Wed, December 28th, 2011 at 5:31PM (PST)


"The Flash" is one of those comics where, right now, the big attraction is the art. That's not to say that the story isn't worth reading. Rather, the story is currently being overshadowed by Francis Manapul and Brian Buccellato's amazing visuals.

Manapul's having a lot of fun playing with layouts here; when we get Mob Rule's rather horrific origin, Manapul takes the gruesome idea and keeps it all off-panel... except that the panels themselves are shaped into hands and feet, with the results of torture shown in those panel borders. A two page spread finishing up the origin has a massive tree at its center, and in-between each set of branches is another panel. Even tears trickling across the floor turn into panel borders, spilling out Mob Rule's memories amidst his sorrow.

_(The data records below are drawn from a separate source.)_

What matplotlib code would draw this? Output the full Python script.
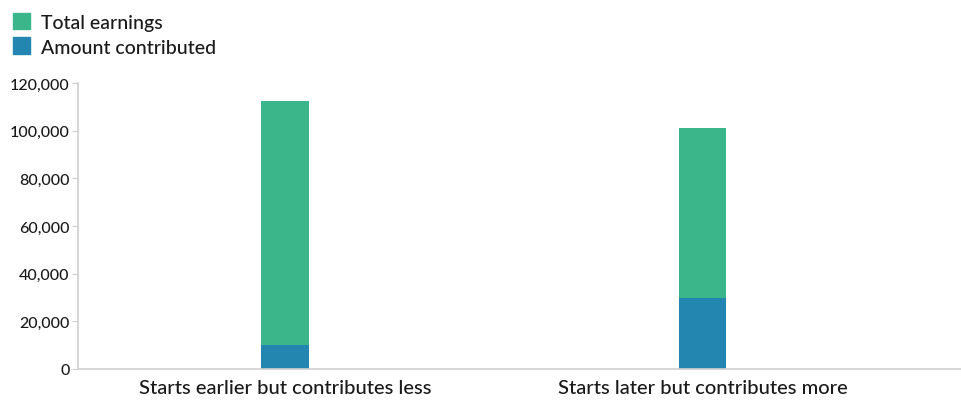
import matplotlib
matplotlib.use("Agg")
import matplotlib.pyplot as plt
from matplotlib.patches import Patch
from matplotlib.ticker import FuncFormatter

# chart values
categories = ["Starts earlier but contributes less", "Starts later but contributes more"]
contributed = [10000, 30000]
earnings = [102500, 71000]
series_names = ["Total earnings", "Amount contributed"]
yticks = [0, 20000, 40000, 60000, 80000, 100000, 120000]

green = "#3bb68a"
blue = "#2386b0"
axis_grey = "#d0d0d0"
text_col = "#1a1a1a"

plt.rcParams["font.family"] = ["Lato", "DejaVu Sans"]

fig = plt.figure(figsize=(9.62, 4.02), dpi=100)
ax = fig.add_axes([78 / 962, 32 / 402, 1 - 78 / 962, (370 - 84) / 402])

x = list(range(len(categories)))
ax.bar(x, contributed, width=0.113, color=blue, zorder=2)
ax.bar(x, earnings, width=0.113, bottom=contributed, color=green, zorder=2)

ax.set_xlim(-0.495, 1.62)
ax.set_ylim(0, 120000)
ax.set_yticks(yticks)
ax.yaxis.set_major_formatter(FuncFormatter(lambda v, p: f"{int(v):,}"))
ax.set_xticks(x)
ax.set_xticklabels(categories, fontsize=14.5, color=text_col, fontweight="medium")

for s in ["top", "right"]:
    ax.spines[s].set_visible(False)
for s in ["left", "bottom"]:
    ax.spines[s].set_color(axis_grey)
    ax.spines[s].set_linewidth(1.2)
ax.tick_params(axis="y", length=4, color=axis_grey, labelsize=11.5, labelcolor=text_col, pad=2)
for lab in ax.get_yticklabels():
    lab.set_fontweight("medium")
ax.tick_params(axis="x", length=0, pad=7)

handles = [Patch(color=green), Patch(color=blue)]
fig.legend(handles, series_names, loc="upper left", bbox_to_anchor=(-0.001, 1.0),
           frameon=False, prop={"size": 14, "weight": "medium"}, labelcolor=text_col,
           handlelength=0.9, handleheight=0.95, handletextpad=0.55,
           labelspacing=0.35, borderaxespad=0.3)

fig.savefig("out.png", dpi=100)
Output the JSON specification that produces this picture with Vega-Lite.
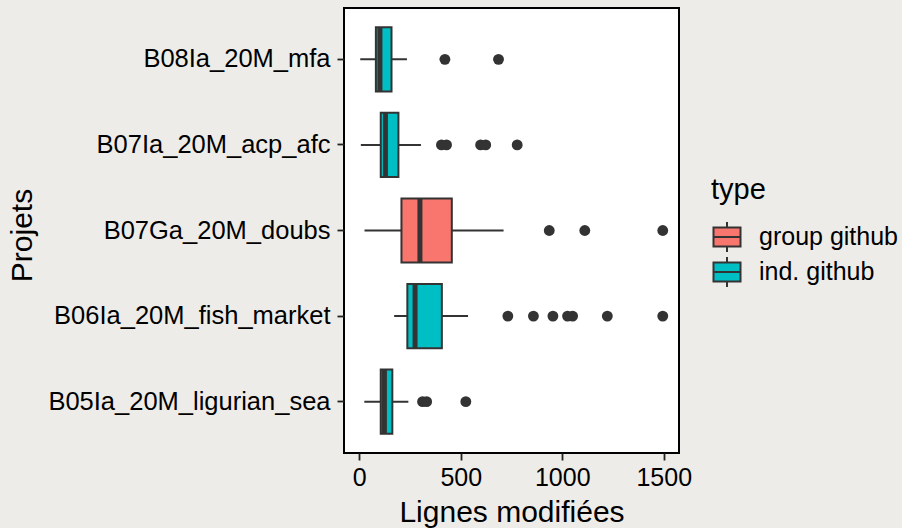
{
  "$schema": "https://vega.github.io/schema/vega-lite/v6.json",
  "width": 335,
  "height": 445,
  "autosize": {"type": "none"},
  "padding": {"left": 344, "top": 8, "right": 223, "bottom": 75},
  "background": "#eeece9",
  "config": {
    "font": "Liberation Sans",
    "view": {"fill": "white", "stroke": "black", "strokeWidth": 2}
  },
  "datasets": {
    "boxes": [
      {"projet": "B08Ia_20M_mfa", "type": "ind. github", "lower": 5, "q1": 82, "median": 102, "q3": 159, "upper": 235},
      {"projet": "B07Ia_20M_acp_afc", "type": "ind. github", "lower": 8, "q1": 106, "median": 129, "q3": 193, "upper": 304},
      {"projet": "B07Ga_20M_doubs", "type": "group github", "lower": 26, "q1": 208, "median": 299, "q3": 456, "upper": 711},
      {"projet": "B06Ia_20M_fish_market", "type": "ind. github", "lower": 172, "q1": 237, "median": 275, "q3": 407, "upper": 536},
      {"projet": "B05Ia_20M_ligurian_sea", "type": "ind. github", "lower": 25, "q1": 106, "median": 124, "q3": 163, "upper": 242}
    ],
    "outliers": [
      {"projet": "B08Ia_20M_mfa", "value": 422},
      {"projet": "B08Ia_20M_mfa", "value": 686},
      {"projet": "B07Ia_20M_acp_afc", "value": 405},
      {"projet": "B07Ia_20M_acp_afc", "value": 430},
      {"projet": "B07Ia_20M_acp_afc", "value": 598},
      {"projet": "B07Ia_20M_acp_afc", "value": 623},
      {"projet": "B07Ia_20M_acp_afc", "value": 778},
      {"projet": "B07Ga_20M_doubs", "value": 936},
      {"projet": "B07Ga_20M_doubs", "value": 1111},
      {"projet": "B07Ga_20M_doubs", "value": 1495},
      {"projet": "B06Ia_20M_fish_market", "value": 732},
      {"projet": "B06Ia_20M_fish_market", "value": 858},
      {"projet": "B06Ia_20M_fish_market", "value": 954},
      {"projet": "B06Ia_20M_fish_market", "value": 1026},
      {"projet": "B06Ia_20M_fish_market", "value": 1051},
      {"projet": "B06Ia_20M_fish_market", "value": 1222},
      {"projet": "B06Ia_20M_fish_market", "value": 1495},
      {"projet": "B05Ia_20M_ligurian_sea", "value": 312},
      {"projet": "B05Ia_20M_ligurian_sea", "value": 332},
      {"projet": "B05Ia_20M_ligurian_sea", "value": 525}
    ]
  },
  "encoding": {
    "y": {
      "field": "projet",
      "type": "nominal",
      "scale": {
        "domain": ["B08Ia_20M_mfa", "B07Ia_20M_acp_afc", "B07Ga_20M_doubs", "B06Ia_20M_fish_market", "B05Ia_20M_ligurian_sea"],
        "paddingInner": 0,
        "paddingOuter": 0.1
      },
      "axis": {
        "title": "Projets",
        "titleFontSize": 30,
        "titleFontWeight": "normal",
        "titleColor": "black",
        "titleAngle": -90,
        "titleAlign": "center",
        "titleBaseline": "alphabetic",
        "titleX": -313,
        "titleY": 227,
        "labelFontSize": 25.5,
        "labelColor": "black",
        "labelLimit": 0,
        "labelPadding": 7,
        "tickSize": 7,
        "tickWidth": 1.8,
        "tickColor": "#222222",
        "domain": false,
        "grid": false
      }
    }
  },
  "layer": [
    {
      "data": {"name": "boxes"},
      "mark": {"type": "rule", "color": "#333333", "strokeWidth": 2},
      "encoding": {
        "x": {
          "field": "lower",
          "type": "quantitative",
          "scale": {"domain": [-75, 1575], "nice": false, "zero": false},
          "axis": {
            "title": "Lignes modifiées",
            "titleFontSize": 30,
            "titleFontWeight": "normal",
            "titleColor": "black",
            "titleBaseline": "alphabetic",
            "titleY": 68.7,
            "values": [0, 500, 1000, 1500],
            "format": "d",
            "labelFontSize": 25,
            "labelColor": "black",
            "labelPadding": 5,
            "tickSize": 7,
            "tickWidth": 1.8,
            "tickColor": "#222222",
            "domain": false,
            "grid": false
          }
        },
        "x2": {"field": "upper"}
      }
    },
    {
      "data": {"name": "boxes"},
      "mark": {"type": "bar", "stroke": "#333333", "strokeWidth": 2, "height": {"band": 0.75}, "fillOpacity": 1},
      "encoding": {
        "x": {"field": "q1", "type": "quantitative"},
        "x2": {"field": "q3"},
        "fill": {
          "field": "type",
          "type": "nominal",
          "scale": {"domain": ["group github", "ind. github"], "range": ["#F8766D", "#00BFC4"]},
          "legend": {
            "title": "type",
            "orient": "none",
            "legendX": 367,
            "legendY": 168,
            "padding": 0,
            "titleFontSize": 29,
            "titleFontWeight": "normal",
            "titleColor": "black",
            "titlePadding": 16,
            "labelFontSize": 25,
            "labelColor": "black",
            "labelOffset": 16,
            "rowPadding": -4,
            "symbolType": "M-0.9,-0.63H0.9V0.63H-0.9ZM-0.9,0H0.9M0,-1V-0.63M0,0.63V1",
            "symbolSize": 900,
            "symbolStrokeColor": "#333333",
            "symbolStrokeWidth": 2,
            "symbolFillOpacity": 1
          }
        }
      }
    },
    {
      "data": {"name": "boxes"},
      "mark": {"type": "tick", "orient": "vertical", "color": "#333333", "thickness": 5, "size": 64, "opacity": 1},
      "encoding": {
        "x": {"field": "median", "type": "quantitative"}
      }
    },
    {
      "data": {"name": "outliers"},
      "mark": {"type": "circle", "color": "#333333", "size": 118, "opacity": 1},
      "encoding": {
        "x": {"field": "value", "type": "quantitative"}
      }
    }
  ]
}
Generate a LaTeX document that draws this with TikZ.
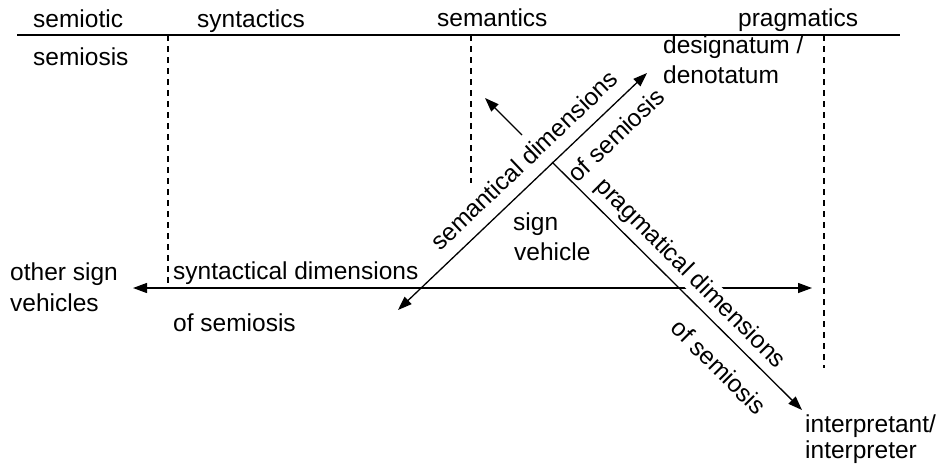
\documentclass[tikz,border=0pt]{standalone}
\usepackage{fontspec}
\setmainfont{Liberation Sans}
\usetikzlibrary{arrows.meta}
\begin{document}
\begin{tikzpicture}[x=1pt,y=-1pt,
  lbl/.style={inner sep=0pt,font=\fontsize{24.5}{28}\selectfont},
  ln/.style={line width=1.3pt},
  dsh/.style={line width=1.1pt,dash pattern=on 6pt off 5pt},
  tip/.style={-{Triangle[length=14pt,width=10pt]}},
  tips/.style={{Triangle[length=14pt,width=10pt]}-{Triangle[length=14pt,width=10pt]}}]
\useasboundingbox (0,0) rectangle (942,466);
% header
\node[lbl,anchor=base west] (semiotic) at (33,27) {semiotic};
\node[lbl,anchor=base west] (syntactics) at (197,27) {syntactics};
\node[lbl,anchor=base west] (semantics) at (437,26) {semantics};
\node[lbl,anchor=base west] (pragmatics) at (738,26) {pragmatics};
\coordinate (hl) at (17,35);
\coordinate (hr) at (900,35);
\draw[ln] (hl) -- (hr);
% dashed separators
\coordinate (d1t) at (168,35); \coordinate (d1b) at (168,283);
\coordinate (d2t) at (471,35); \coordinate (d2b) at (471,183);
\coordinate (d3t) at (824,35); \coordinate (d3b) at (824,368);
\draw[dsh] (d1t) -- (d1b);
\draw[dsh] (d2t) -- (d2b);
\draw[dsh] (d3t) -- (d3b);
% texts
\node[lbl,anchor=base west] (semiosis) at (33,65) {semiosis};
\node[lbl,anchor=base west] (desig) at (663,53) {designatum /};
\node[lbl,anchor=base west] (denot) at (663,83) {denotatum};
\node[lbl,anchor=base west] (sign) at (513,230) {sign};
\node[lbl,anchor=base west] (vehicle) at (514,260) {vehicle};
\node[lbl,anchor=base west] (other) at (10,280) {other sign};
\node[lbl,anchor=base west] (vehicles) at (10,311) {vehicles};
\node[lbl,anchor=base west] (syndim) at (173,279) {syntactical dimensions};
\node[lbl,anchor=base west] (synof) at (173,331) {of semiosis};
\node[lbl,anchor=base west] (interp1) at (805,432) {interpretant/};
\node[lbl,anchor=base west] (interp2) at (805,458) {interpreter};
% axes
\coordinate (hL) at (133,288);
\coordinate (hR) at (812,288);
\draw[ln,tips] (hL) -- (hR);
\coordinate (sL) at (398,310);
\coordinate (sR) at (647,73);
\draw[ln,tips] (sL) -- (sR);
\coordinate (pS) at (552,162);
\coordinate (pE) at (802,410);
\draw[ln,tip] (pS) -- (pE);
\coordinate (aS) at (522,135);
\coordinate (aE) at (485,98);
\draw[ln,tip] (aS) -- (aE);
% rotated labels
\node[lbl,rotate=43.6] (semdim) at (524,160) {semantical dimensions};
\node[lbl,rotate=43.6] (semof) at (616,135) {of semiosis};
\node[lbl,rotate=-45,fill=white,inner sep=1.5pt] (pragdim) at (690,274) {pragmatical dimensions};
\node[lbl,rotate=-45] (pragof) at (719,367) {of semiosis};
\end{tikzpicture}
\end{document}
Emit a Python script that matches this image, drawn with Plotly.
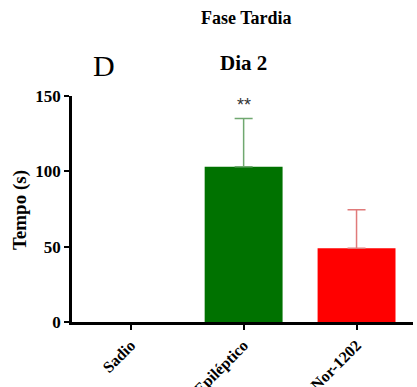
import plotly.graph_objects as go

categories = ["Sadio", "Epiléptico", "Nor-1202"]
means = [0, 103, 49]
sem_upper = [0, 32, 25.5]
bar_colors = ["#ffffff", "#007200", "#ff0000"]
err_colors = ["#ffffff", "#70a870", "#e07a7a"]
y_ticks = [0, 50, 100, 150]

SERIF = "Liberation Serif"

fig = go.Figure()
for cat, m, e, bc, ec in zip(categories, means, sem_upper, bar_colors, err_colors):
    fig.add_trace(go.Bar(
        x=[cat], y=[m], width=0.69,
        marker=dict(color=bc, line=dict(width=0)),
        error_y=dict(type="data", array=[e], arrayminus=[0], symmetric=False,
                     color=ec, thickness=1.5, width=9, visible=e > 0),
        showlegend=False,
    ))

fig.update_layout(
    width=417, height=387,
    margin=dict(l=72, r=4, t=96, b=65),
    paper_bgcolor="white", plot_bgcolor="white",
    barmode="overlay",
    font=dict(family=SERIF, color="black"),
    xaxis=dict(
        type="category", range=[-0.52, 2.5],
        tickvals=categories, ticktext=[f"<b>{c}</b>" for c in categories],
        showline=True, linecolor="black", linewidth=2.5,
        ticks="outside", ticklen=5, tickwidth=2, tickcolor="black",
        tickangle=-45, tickfont=dict(family=SERIF, size=16, color="black"),
        showgrid=False, automargin=False,
    ),
    yaxis=dict(
        range=[0, 150], tickvals=y_ticks, ticktext=[f"<b>{v}</b>" for v in y_ticks],
        showline=True, linecolor="black", linewidth=2.5,
        ticks="outside", ticklen=5, tickwidth=2, tickcolor="black",
        tickfont=dict(family=SERIF, size=17, color="black"),
        showgrid=False, zeroline=False, automargin=False,
    ),
    annotations=[
        dict(text="<b>Fase Tardia</b>", x=0.513, y=1.345, xref="paper", yref="paper",
             xanchor="center", yanchor="middle",
             showarrow=False, font=dict(family=SERIF, size=18)),
        dict(text="<b>Dia 2</b>", x=0.504, y=1.146, xref="paper", yref="paper",
             xanchor="center", yanchor="middle",
             showarrow=False, font=dict(family=SERIF, size=21)),
        dict(text="D", x=0.094, y=1.133, xref="paper", yref="paper",
             xanchor="center", yanchor="middle",
             showarrow=False, font=dict(family=SERIF, size=30)),
        dict(text="<b>Tempo (s)</b>", x=-0.152, y=0.496, xref="paper", yref="paper",
             xanchor="center", yanchor="middle",
             textangle=-90, showarrow=False, font=dict(family=SERIF, size=19)),
        dict(text="**", x="Epiléptico", y=144, xref="x", yref="y",
             xanchor="center", yanchor="middle",
             showarrow=False, font=dict(family="Liberation Sans", size=18, color="#333333")),
    ],
)

fig.write_html("out.html")
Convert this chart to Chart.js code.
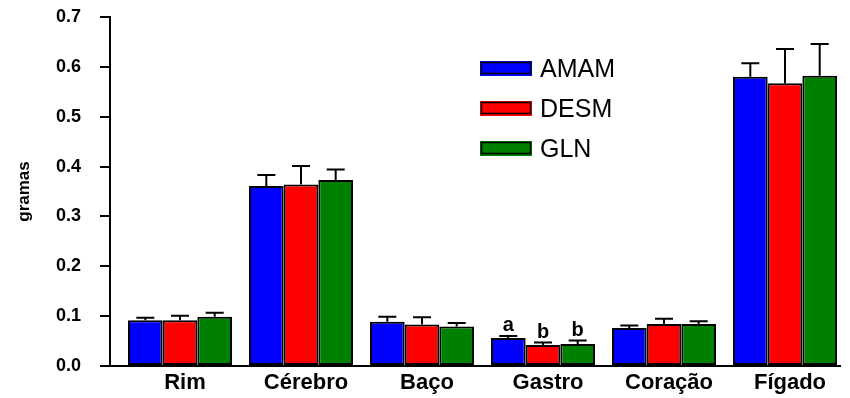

Manapul does more than just turn out interesting layouts, though. He and Buccellato are telling their story with visuals in all sorts of manners. I like the softer, fuzzier, almost-painted look that we get for flashbacks, while present-day scenes are drawn with a crisper line. The icy blue skies for the winter funeral scenes instantly set that particular stage as well, serving as a contrast to the here and now. And when Manuel leaps forward and is tackled by members of Mob Rule and pushed through the panel borders into the white void? It's a beautiful sequence that is both startling and exciting.

Manapul and Buccellato's story isn't bad, either. It's just not at the level of their (amazing) art. Mob Rule's origin, as mentioned before, is horrific but it's also inventive. I suspect it's not what anyone would have expected for the character, and it casts him in a very different light. They also do a good job with establishing Manuel's friendship with Barry as being strong, something that I approve of. It makes this new character more interesting than he'd have otherwise been, and adds some stakes to the story. All in all, it's a perfectly reasonable script, and leads into the conclusion around the corner.

"The Flash" is definitely worth checking out, even if only for the art. Hopefully with time the script will shift from good to excellent, but the art is already at that high level. It's definitely one of the top-five most handsome books from DC Comics right now, and it's a pleasure to see Manapul and Buccellato shining so strongly here.